On October 1 and 2, 2021 experts from law, medicine, academia, and media – social workers, psychologists, criminologists, sociologists, researchers, survivors, advocates and activists – will gather for the first International Coercive Control Conference to be held virtually via Zoom.
Coercive control is a brand new concept to some, but it is a familiar reality for too many others. If your work or life touches domestic abuse, family court, the criminal justice system, human trafficking, cults, gangs, or the cultural subjugation of women, there will be sessions that explore critical areas in which coercive control plays a major role in each.
While governments and NGOs work diligently worldwide to reduce gendered violence, toxic masculinity and male domination continues unabated across all cultures in public and private.
Dr. Evan Stark says it best, “They do it because they can. We still live in a society where people can get away with coercing and controlling another human being, and they can do that in a public arena. With the knowledge of police, with the knowledge of judges, in the presence of doctors and social workers, child welfare workers, largely without sanction.”
World renowned industry expert Dr. Stark, author of Coercive Control: How Men Entrap Women In Personal Life, will kick-off the two-day virtual conference with a Keynote address that gives an overview of Coercive Control as a Gendered Liberty Crime.
The conference will feature three distinct tracks:
Track One: “Defining Abuse as Coercive Control,” features speakers such as journalist and best-selling author of See What You Made Me Do, Jess Hill; researcher and author of Invisible Chains, Dr. Lisa Fontes, and many more– in sessions that address coercive control in family court, its impact on children, and its role in domestic abuse.
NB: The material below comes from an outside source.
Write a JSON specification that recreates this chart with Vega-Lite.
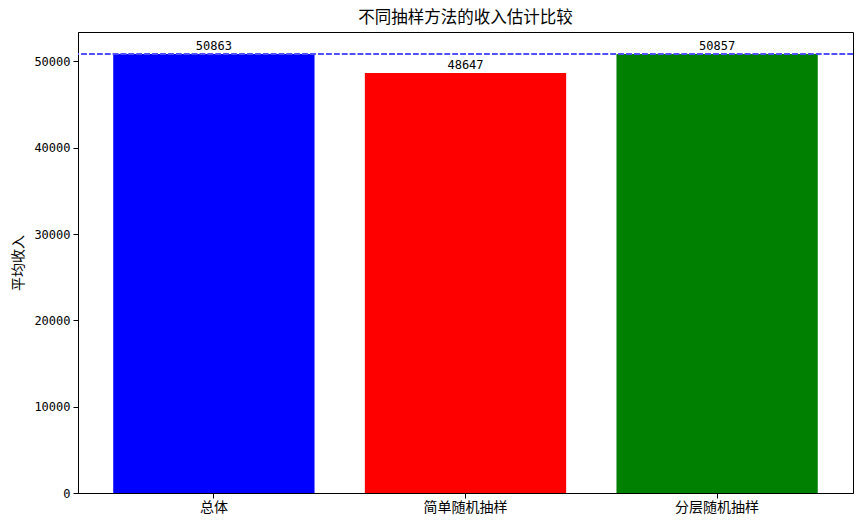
{
  "$schema": "https://vega.github.io/schema/vega-lite/v6.json",
  "width": 775,
  "height": 461,
  "autosize": {"type": "none"},
  "padding": {"left": 78, "top": 32, "right": 9, "bottom": 34},
  "background": "white",
  "title": {
    "text": "不同抽样方法的收入估计比较",
    "font": "Noto Sans CJK SC",
    "fontSize": 16.5,
    "fontWeight": "normal",
    "color": "black",
    "offset": 6
  },
  "config": {
    "view": {"stroke": "black", "strokeWidth": 1},
    "axis": {
      "domainColor": "black",
      "tickColor": "black",
      "labelColor": "black",
      "titleColor": "black",
      "grid": false
    }
  },
  "data": {
    "values": [
      {"method": "总体", "income": 50863},
      {"method": "简单随机抽样", "income": 48647},
      {"method": "分层随机抽样", "income": 50857}
    ]
  },
  "layer": [
    {
      "mark": {"type": "bar"},
      "encoding": {
        "x": {
          "field": "method",
          "type": "nominal",
          "sort": null,
          "scale": {"paddingInner": 0.2, "paddingOuter": 0.14},
          "axis": {
            "title": null,
            "labelAngle": 0,
            "labelFont": "Noto Sans CJK SC",
            "labelFontSize": 14,
            "tickSize": 5,
            "labelPadding": 2
          }
        },
        "y": {
          "field": "income",
          "type": "quantitative",
          "scale": {"domain": [0, 53406], "nice": false},
          "axis": {
            "title": "平均收入",
            "titleFont": "Noto Sans CJK SC",
            "titleFontSize": 14,
            "titleFontWeight": "normal",
            "titlePadding": 8,
            "values": [0, 10000, 20000, 30000, 40000, 50000],
            "format": "d",
            "labelFont": "DejaVu Sans Mono",
            "labelFontSize": 12,
            "tickSize": 5,
            "labelPadding": 3
          }
        },
        "color": {
          "field": "method",
          "type": "nominal",
          "scale": {
            "domain": ["总体", "简单随机抽样", "分层随机抽样"],
            "range": ["#0000ff", "#ff0000", "#008000"]
          },
          "legend": null
        }
      }
    },
    {
      "mark": {
        "type": "text",
        "baseline": "bottom",
        "dy": -1,
        "font": "DejaVu Sans Mono",
        "fontSize": 12,
        "color": "black"
      },
      "encoding": {
        "x": {"field": "method", "type": "nominal", "sort": null},
        "y": {"field": "income", "type": "quantitative"},
        "text": {"field": "income", "type": "quantitative", "format": "d"}
      }
    },
    {
      "mark": {
        "type": "rule",
        "color": "#4d4dff",
        "strokeWidth": 1.5,
        "strokeDash": [5.5, 2.4]
      },
      "encoding": {
        "y": {"datum": 50863, "type": "quantitative"}
      }
    }
  ]
}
Track Two: “Coercive Control and Its Traumatic Impact”– is a deeper dive into the lived experiences of coercive control in individual, group, and public contexts. Two U.S. State Senators –Susan Rubio (D-CA) and Alex Kasser, formerly of Connecticut– will address how they created new domestic violence laws in their states to include coercive control.
Track Three: “Solutions for Systems Change”– will go broad and global with sessions that highlight innovative initiatives and new thinking that positively impact the world.
For a complete list of speakers and sessions and to register for the conference, visit here:
About The International Coercive Control Conference
The conference is a first step towards bringing together those working on the front lines advocating for change, modernizing legislation, conducting cutting-edge research, and changing the narrative to make visible the patriarchal nature of abuse and coercive control.
About the Engendered Collective
The Engendered Collective is a community of survivors, advocates, and feminists that engage in knowledge-building, collective care, healing, and advocacy to increase accountability for sex-based abuse, exploitation, and violence.